Кому интересно, как тут обстоят дела со скучной логикой, которая не перегибается, которая ведет себя как лист шифера.
Совершенно очевидно, что ближневосточные тексты и любая личность, как реальная, так и фантастическая, ничего общего между собой не имеют. Однако, существует культурная традиция, и вот уже начинаются рассуждения о том, как противоречив некий образ, и это подкрепляется выдержками из наивных арабских книжек.
В результате получается очень достойный текст, который читается с удовольствием. Литература свершилась!
А кто в тереме живет? Другими словами, о чем это, про любовь или про войну? И где здесь наши, а где немцы?

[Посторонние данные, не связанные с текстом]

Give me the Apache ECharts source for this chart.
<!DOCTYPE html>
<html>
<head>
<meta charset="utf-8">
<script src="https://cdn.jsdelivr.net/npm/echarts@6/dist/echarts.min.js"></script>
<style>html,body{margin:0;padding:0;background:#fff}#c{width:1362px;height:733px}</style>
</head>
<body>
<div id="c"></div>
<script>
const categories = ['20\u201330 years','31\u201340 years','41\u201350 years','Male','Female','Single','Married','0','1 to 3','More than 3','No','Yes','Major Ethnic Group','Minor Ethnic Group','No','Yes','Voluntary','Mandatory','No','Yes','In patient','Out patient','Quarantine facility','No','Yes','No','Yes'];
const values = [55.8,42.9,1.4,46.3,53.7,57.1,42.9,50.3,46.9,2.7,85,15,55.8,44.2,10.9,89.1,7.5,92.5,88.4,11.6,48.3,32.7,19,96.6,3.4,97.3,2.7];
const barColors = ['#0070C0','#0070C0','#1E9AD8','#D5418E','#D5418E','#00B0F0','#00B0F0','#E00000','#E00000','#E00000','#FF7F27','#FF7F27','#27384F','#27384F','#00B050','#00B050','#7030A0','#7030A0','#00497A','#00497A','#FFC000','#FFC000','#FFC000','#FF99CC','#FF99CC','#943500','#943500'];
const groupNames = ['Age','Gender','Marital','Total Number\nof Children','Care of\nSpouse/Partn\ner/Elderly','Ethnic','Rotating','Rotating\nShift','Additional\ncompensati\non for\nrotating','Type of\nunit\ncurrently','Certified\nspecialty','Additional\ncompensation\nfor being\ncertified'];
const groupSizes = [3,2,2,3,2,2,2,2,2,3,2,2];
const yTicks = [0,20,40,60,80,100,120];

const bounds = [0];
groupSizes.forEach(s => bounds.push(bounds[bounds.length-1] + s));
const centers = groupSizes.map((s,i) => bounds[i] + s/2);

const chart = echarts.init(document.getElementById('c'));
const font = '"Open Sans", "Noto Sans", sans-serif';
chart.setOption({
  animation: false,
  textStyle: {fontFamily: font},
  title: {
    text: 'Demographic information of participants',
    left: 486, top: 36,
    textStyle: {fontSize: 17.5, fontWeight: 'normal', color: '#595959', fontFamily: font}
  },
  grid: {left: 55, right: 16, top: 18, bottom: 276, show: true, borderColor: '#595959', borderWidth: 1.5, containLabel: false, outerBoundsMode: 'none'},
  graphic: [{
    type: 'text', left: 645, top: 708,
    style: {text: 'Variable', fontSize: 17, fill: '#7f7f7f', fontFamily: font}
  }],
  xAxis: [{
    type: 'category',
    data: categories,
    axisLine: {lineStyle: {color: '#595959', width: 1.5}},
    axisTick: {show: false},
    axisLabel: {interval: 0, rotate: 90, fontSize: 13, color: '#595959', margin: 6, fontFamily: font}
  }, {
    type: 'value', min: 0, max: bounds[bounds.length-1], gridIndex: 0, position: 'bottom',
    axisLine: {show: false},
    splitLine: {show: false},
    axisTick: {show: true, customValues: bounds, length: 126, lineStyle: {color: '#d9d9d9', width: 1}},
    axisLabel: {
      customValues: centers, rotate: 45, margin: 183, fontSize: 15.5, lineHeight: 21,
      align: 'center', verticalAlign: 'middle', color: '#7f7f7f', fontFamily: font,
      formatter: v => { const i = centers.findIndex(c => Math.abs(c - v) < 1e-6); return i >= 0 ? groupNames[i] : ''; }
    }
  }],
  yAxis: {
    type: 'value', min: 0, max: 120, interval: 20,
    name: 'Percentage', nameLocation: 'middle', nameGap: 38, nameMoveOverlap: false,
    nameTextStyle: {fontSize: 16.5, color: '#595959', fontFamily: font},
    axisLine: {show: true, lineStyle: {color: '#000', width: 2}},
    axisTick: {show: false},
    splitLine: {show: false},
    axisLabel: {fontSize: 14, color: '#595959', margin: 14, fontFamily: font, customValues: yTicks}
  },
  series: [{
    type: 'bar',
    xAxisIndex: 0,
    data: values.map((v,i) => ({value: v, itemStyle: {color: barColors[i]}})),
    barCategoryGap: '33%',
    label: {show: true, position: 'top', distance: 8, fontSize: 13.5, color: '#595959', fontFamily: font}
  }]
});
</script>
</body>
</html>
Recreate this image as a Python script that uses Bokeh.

Все это про нас, грешных, про наши несовершенства и про наше неуемное желание знать больше, чем дозволено природой. Что бы не говорили завистники про автора, он талантлив. Любой автор, между тем, пишет более всего, да и почти только о самом себе, поэтому он необыкновенно уязвим - все про него все знают, а уж о чем догадываются, так и подумать страшно. Сколько всего знаем мы про Чернышевского и Достоевского, столько не знаем и про ближних своих. Всему виной литература.
Автора, как и любого пишущего человека, обвиняют чуть ли не во всех смертных грехах, а какое вам дело, господа, до его грехов? И если пошел такой разговор, то какое нам дело, господа до грехов Христа, Чернышевского или Достоевского? Это образы, пребывающие вечно в наших душах. Будут другие люди и другие образы, нас только не будет.